Written instruction: In the lines below, how many hold the word "this"? Answer only with the number.

Entries with chart source code:
--*--

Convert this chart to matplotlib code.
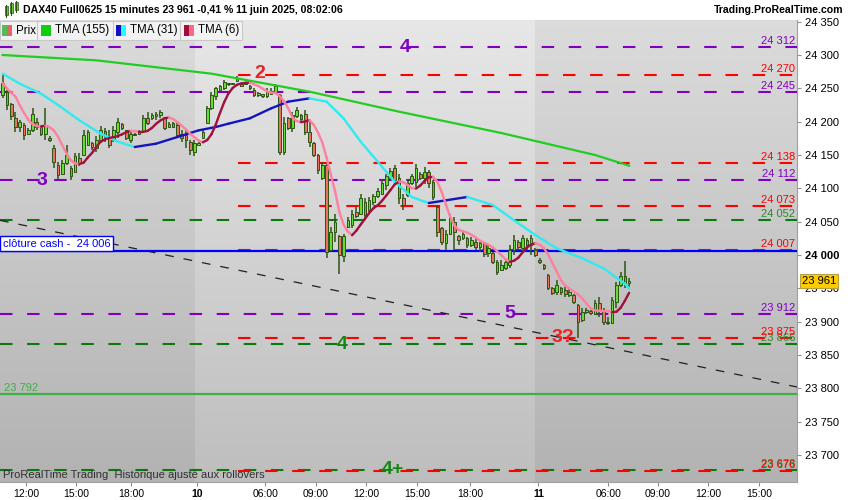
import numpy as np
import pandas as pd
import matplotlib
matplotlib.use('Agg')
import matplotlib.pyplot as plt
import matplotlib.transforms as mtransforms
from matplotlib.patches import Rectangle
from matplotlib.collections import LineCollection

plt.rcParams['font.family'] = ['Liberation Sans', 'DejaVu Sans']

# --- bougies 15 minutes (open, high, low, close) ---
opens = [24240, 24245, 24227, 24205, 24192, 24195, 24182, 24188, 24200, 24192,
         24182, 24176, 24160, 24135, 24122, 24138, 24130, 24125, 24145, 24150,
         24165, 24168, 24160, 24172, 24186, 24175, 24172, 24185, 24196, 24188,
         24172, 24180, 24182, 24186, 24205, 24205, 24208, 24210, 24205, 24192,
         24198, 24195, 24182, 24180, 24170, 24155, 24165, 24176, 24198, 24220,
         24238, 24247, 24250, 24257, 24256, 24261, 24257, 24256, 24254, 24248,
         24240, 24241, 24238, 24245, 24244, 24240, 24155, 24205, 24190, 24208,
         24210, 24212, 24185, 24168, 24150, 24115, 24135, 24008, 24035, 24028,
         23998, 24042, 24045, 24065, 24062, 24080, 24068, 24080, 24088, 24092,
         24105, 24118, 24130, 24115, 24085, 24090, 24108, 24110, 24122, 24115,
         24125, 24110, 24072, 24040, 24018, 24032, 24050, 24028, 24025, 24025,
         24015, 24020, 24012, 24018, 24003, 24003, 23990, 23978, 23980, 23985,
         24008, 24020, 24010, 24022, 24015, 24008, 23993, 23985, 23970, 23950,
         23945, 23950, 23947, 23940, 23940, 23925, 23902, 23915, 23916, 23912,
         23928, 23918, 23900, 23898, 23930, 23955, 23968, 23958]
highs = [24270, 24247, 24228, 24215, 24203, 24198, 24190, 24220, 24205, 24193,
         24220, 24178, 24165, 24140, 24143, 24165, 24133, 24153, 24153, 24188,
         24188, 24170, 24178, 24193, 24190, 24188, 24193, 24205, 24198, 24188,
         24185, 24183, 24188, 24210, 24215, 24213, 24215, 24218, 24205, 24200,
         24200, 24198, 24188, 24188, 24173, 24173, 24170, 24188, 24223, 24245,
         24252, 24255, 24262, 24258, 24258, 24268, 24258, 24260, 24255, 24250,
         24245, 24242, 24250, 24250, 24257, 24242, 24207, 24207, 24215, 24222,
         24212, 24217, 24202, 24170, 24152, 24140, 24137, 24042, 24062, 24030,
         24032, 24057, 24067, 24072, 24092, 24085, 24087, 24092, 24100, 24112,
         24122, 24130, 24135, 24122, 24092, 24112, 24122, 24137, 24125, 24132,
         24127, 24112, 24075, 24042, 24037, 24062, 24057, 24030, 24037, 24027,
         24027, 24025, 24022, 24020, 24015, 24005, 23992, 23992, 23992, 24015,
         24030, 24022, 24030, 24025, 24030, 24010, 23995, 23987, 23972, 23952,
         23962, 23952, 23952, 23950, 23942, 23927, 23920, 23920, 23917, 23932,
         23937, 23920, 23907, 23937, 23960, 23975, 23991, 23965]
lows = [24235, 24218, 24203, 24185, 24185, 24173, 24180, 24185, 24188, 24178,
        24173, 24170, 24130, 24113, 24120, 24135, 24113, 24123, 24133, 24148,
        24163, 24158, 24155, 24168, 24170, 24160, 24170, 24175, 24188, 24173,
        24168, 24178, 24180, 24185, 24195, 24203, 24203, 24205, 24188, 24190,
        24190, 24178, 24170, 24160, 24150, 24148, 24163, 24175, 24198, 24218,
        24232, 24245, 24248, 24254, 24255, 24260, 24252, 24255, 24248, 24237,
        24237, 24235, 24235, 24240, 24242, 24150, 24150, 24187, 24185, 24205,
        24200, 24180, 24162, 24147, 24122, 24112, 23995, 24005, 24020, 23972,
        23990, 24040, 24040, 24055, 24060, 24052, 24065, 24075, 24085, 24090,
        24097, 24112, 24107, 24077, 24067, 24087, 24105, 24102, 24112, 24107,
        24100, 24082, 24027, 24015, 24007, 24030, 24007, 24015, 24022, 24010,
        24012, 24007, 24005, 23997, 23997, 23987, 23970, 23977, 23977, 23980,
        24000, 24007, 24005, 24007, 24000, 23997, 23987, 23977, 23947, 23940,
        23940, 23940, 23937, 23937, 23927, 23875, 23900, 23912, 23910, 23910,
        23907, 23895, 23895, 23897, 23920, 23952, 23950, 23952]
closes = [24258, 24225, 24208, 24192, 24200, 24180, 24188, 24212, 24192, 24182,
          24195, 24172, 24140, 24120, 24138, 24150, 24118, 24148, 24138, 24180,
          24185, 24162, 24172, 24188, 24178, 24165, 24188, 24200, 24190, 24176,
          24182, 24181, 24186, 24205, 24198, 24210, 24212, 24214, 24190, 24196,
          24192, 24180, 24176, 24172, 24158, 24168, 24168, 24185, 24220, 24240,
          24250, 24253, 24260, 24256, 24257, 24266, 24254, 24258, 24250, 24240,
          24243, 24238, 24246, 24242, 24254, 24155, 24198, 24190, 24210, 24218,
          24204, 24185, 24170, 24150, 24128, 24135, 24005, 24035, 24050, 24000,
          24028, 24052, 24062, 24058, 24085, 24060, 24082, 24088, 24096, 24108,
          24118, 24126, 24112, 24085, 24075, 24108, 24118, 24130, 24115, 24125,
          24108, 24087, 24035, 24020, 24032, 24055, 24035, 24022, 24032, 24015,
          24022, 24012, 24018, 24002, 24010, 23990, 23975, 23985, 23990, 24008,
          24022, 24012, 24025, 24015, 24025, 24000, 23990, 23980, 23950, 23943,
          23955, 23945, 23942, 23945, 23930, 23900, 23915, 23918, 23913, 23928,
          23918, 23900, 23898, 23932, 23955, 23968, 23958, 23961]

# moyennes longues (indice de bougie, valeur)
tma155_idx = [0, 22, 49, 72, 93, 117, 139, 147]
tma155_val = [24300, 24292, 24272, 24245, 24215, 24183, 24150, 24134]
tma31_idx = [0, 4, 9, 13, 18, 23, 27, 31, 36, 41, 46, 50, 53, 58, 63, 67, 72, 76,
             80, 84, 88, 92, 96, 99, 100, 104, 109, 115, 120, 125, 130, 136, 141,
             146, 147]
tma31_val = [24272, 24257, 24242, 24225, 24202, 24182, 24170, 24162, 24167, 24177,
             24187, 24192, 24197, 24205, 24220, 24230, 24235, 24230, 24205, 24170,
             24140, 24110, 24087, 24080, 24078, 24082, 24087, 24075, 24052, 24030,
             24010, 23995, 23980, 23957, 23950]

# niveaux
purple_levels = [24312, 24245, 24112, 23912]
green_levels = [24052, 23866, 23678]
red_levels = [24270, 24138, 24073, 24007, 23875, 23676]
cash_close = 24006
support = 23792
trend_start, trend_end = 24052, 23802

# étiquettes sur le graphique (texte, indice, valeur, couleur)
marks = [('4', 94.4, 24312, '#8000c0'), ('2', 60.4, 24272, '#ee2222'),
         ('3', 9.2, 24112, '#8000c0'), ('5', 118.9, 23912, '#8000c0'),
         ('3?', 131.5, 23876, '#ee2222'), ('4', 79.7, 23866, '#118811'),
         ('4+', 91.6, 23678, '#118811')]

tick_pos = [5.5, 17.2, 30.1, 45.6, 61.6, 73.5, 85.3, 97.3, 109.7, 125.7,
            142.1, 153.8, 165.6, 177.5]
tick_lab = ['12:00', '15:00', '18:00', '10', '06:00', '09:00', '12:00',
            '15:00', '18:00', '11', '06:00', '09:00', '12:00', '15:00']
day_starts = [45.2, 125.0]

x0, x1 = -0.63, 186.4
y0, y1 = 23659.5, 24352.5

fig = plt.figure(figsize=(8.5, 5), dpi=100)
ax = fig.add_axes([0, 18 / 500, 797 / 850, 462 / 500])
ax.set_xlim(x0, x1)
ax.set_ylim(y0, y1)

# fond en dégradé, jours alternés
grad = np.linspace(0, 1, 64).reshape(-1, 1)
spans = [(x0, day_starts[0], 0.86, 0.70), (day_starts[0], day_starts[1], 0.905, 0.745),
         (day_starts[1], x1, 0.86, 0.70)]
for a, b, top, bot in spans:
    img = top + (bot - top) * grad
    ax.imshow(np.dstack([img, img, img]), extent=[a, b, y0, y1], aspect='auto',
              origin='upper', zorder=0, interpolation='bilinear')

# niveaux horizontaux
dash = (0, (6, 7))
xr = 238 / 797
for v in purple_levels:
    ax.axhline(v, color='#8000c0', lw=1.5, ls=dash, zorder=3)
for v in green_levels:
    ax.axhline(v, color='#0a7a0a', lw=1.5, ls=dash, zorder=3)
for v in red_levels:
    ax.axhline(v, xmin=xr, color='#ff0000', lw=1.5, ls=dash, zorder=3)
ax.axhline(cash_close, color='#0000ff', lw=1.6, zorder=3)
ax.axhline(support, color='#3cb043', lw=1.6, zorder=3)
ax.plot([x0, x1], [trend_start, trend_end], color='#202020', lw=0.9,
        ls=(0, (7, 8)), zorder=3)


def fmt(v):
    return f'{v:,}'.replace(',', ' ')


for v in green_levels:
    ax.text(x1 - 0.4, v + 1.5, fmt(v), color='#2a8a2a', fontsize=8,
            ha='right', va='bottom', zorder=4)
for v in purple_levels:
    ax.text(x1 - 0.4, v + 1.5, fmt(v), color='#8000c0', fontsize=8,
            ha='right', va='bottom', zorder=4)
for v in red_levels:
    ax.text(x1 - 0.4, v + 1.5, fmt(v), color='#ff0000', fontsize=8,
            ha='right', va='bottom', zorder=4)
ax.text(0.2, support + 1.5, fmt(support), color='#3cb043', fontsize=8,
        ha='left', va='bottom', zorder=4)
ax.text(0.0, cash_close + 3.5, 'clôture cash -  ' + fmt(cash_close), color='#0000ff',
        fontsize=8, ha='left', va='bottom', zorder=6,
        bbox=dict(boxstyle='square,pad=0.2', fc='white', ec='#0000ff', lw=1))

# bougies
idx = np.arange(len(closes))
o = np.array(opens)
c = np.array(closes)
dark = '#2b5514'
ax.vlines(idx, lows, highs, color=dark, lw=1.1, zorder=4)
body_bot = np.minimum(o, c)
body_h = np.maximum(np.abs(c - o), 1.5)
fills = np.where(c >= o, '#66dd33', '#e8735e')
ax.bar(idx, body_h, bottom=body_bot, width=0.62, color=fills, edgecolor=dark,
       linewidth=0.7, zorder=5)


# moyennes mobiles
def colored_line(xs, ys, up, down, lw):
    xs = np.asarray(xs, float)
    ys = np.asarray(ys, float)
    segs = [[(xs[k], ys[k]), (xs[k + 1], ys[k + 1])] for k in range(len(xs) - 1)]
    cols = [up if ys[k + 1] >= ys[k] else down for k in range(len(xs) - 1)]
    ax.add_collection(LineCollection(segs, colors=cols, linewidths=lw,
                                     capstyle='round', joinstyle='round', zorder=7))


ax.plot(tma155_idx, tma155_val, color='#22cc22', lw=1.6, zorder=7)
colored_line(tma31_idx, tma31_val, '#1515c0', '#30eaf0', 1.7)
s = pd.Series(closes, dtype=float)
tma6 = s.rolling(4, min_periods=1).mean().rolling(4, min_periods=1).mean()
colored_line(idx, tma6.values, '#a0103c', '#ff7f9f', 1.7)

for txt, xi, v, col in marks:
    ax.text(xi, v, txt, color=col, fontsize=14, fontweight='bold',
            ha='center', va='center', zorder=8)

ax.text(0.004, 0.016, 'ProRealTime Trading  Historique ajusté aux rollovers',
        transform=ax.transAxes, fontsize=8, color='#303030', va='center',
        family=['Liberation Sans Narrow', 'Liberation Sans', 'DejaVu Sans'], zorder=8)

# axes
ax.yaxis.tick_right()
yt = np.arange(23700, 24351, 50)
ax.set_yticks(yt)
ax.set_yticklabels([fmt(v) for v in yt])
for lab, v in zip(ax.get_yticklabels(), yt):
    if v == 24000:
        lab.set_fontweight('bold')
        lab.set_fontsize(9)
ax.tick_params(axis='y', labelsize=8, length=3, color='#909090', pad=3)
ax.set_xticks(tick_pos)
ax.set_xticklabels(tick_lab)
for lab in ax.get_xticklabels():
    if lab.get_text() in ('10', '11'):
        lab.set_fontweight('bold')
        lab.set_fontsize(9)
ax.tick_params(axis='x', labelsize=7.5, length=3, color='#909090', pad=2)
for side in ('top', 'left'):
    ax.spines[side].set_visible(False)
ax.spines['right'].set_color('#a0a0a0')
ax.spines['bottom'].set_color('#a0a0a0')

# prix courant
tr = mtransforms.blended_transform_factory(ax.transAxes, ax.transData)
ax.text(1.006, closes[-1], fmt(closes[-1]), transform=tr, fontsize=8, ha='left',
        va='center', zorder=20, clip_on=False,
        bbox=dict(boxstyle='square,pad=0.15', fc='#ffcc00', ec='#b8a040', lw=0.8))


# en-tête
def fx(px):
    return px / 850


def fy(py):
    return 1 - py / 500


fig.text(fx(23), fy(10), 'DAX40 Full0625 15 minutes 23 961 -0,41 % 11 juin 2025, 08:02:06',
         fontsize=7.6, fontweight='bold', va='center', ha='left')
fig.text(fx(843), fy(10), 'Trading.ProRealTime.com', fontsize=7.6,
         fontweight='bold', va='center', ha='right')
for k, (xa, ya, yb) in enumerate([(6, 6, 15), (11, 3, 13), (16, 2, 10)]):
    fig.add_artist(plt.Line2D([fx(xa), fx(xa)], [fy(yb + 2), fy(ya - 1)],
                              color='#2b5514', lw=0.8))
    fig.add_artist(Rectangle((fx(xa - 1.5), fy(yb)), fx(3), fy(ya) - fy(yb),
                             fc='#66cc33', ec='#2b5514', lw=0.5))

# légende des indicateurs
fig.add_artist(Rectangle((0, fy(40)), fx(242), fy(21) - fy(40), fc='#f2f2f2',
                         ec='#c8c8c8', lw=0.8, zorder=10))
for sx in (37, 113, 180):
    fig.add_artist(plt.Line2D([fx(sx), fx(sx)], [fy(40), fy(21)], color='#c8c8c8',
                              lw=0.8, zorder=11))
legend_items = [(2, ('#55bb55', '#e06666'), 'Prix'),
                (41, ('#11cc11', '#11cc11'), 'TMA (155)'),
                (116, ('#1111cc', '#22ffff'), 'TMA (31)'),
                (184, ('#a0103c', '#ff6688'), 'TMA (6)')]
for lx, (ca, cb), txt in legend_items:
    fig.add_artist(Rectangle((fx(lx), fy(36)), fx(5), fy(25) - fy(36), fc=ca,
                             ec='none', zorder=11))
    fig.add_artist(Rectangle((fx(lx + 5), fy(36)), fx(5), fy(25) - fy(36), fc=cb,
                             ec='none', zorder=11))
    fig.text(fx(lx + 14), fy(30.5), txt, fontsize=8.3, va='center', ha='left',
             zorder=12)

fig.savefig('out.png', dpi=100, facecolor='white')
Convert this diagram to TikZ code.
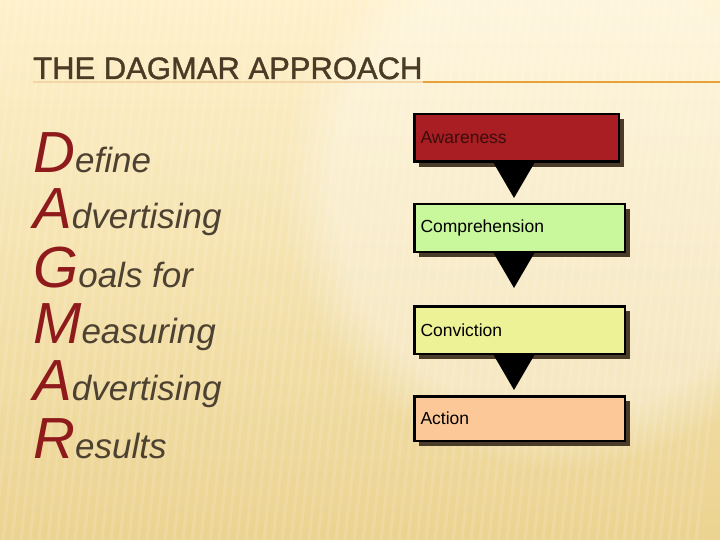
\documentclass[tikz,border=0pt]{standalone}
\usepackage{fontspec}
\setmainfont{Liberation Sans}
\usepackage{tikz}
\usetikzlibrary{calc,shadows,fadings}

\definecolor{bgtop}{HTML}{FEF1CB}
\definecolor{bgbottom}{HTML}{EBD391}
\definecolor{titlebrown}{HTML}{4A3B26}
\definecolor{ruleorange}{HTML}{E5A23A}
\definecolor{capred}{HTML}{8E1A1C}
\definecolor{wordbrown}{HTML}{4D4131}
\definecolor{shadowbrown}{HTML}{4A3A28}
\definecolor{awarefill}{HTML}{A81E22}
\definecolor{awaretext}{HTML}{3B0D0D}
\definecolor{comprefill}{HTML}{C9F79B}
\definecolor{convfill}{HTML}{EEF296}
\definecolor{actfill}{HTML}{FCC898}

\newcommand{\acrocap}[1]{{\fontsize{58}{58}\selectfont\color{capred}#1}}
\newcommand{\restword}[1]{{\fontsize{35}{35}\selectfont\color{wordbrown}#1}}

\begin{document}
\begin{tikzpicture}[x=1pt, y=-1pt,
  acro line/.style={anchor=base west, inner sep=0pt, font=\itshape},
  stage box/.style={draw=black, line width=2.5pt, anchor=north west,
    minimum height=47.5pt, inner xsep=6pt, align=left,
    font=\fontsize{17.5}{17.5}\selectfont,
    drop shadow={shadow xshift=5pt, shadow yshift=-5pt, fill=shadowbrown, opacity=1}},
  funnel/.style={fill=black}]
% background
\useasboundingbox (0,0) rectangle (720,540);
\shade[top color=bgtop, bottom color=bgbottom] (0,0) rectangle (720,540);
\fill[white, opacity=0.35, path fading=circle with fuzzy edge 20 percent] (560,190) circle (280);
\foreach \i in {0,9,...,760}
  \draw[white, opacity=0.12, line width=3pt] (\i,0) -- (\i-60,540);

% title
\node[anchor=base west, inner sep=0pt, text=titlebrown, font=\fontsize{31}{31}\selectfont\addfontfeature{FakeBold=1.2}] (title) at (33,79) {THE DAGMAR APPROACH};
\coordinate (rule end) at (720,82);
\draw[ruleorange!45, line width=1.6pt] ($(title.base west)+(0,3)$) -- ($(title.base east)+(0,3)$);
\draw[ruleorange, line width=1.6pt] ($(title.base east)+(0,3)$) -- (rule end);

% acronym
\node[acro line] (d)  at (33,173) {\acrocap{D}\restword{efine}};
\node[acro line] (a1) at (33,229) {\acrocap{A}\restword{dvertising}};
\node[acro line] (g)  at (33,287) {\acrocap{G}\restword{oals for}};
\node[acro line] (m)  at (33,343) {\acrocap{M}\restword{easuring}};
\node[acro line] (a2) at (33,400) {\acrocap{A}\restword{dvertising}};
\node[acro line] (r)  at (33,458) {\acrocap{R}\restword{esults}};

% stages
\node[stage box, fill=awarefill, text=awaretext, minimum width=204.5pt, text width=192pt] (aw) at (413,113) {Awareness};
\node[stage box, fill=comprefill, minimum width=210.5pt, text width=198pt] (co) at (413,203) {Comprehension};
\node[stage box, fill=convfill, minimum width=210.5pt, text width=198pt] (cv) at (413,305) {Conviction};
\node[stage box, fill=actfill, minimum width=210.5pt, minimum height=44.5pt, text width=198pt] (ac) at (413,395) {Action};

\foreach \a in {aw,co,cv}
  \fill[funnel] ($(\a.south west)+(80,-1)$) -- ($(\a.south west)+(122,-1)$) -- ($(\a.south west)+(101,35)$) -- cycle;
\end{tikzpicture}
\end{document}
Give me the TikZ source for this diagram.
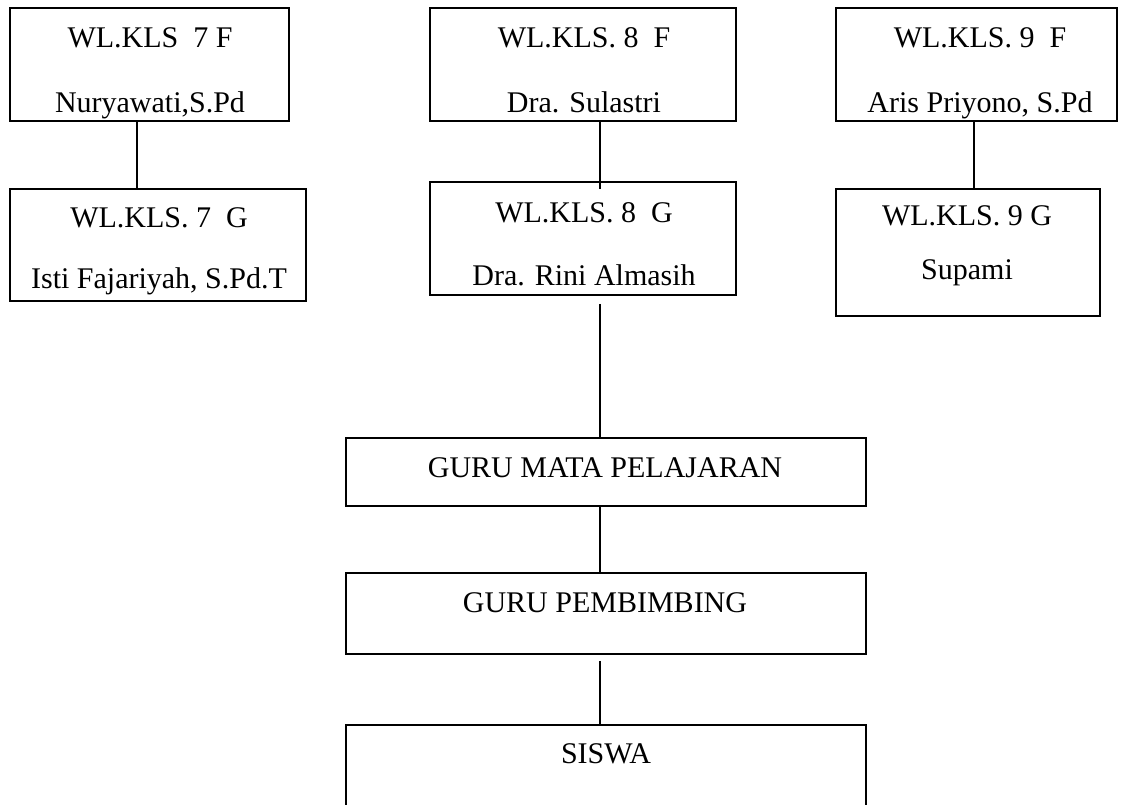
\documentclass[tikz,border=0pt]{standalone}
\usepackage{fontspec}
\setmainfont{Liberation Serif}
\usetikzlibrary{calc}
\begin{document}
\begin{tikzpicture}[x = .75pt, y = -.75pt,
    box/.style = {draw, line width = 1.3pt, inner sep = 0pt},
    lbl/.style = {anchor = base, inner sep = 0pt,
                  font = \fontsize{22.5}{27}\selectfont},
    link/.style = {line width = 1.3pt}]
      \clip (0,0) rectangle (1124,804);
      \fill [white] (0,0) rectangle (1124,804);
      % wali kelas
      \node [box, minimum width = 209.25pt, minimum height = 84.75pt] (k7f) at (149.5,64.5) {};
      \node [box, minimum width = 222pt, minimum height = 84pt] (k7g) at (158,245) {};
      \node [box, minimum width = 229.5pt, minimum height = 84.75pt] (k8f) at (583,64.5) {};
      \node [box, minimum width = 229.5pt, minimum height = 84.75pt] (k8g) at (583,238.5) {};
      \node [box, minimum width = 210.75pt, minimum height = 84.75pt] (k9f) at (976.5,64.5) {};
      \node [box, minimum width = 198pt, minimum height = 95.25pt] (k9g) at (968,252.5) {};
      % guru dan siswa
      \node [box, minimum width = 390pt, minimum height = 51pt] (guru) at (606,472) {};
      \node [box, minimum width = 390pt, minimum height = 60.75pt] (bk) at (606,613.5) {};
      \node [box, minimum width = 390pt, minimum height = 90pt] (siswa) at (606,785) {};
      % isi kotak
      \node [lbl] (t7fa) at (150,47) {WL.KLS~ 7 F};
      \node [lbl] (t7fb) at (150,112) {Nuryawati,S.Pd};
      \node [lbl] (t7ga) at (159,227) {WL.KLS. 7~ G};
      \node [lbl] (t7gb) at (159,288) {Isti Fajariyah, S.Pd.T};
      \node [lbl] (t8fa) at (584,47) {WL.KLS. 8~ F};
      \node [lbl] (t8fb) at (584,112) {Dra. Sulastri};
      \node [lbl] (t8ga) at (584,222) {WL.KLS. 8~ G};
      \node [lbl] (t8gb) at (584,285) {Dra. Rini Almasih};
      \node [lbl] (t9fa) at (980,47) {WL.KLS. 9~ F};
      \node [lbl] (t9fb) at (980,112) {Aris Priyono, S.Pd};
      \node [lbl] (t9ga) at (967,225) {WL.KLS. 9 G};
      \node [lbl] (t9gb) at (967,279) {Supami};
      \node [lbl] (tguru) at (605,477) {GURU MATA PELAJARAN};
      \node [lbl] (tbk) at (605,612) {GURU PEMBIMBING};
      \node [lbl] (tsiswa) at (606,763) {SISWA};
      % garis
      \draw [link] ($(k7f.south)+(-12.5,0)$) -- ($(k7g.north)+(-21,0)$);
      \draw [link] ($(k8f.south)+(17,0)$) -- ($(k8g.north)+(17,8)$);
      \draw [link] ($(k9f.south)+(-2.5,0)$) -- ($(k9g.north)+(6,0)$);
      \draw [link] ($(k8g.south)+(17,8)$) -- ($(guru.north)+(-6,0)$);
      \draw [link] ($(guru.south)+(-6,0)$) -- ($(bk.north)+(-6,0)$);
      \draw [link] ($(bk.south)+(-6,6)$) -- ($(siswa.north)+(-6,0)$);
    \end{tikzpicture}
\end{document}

--*--

Exercise response: 3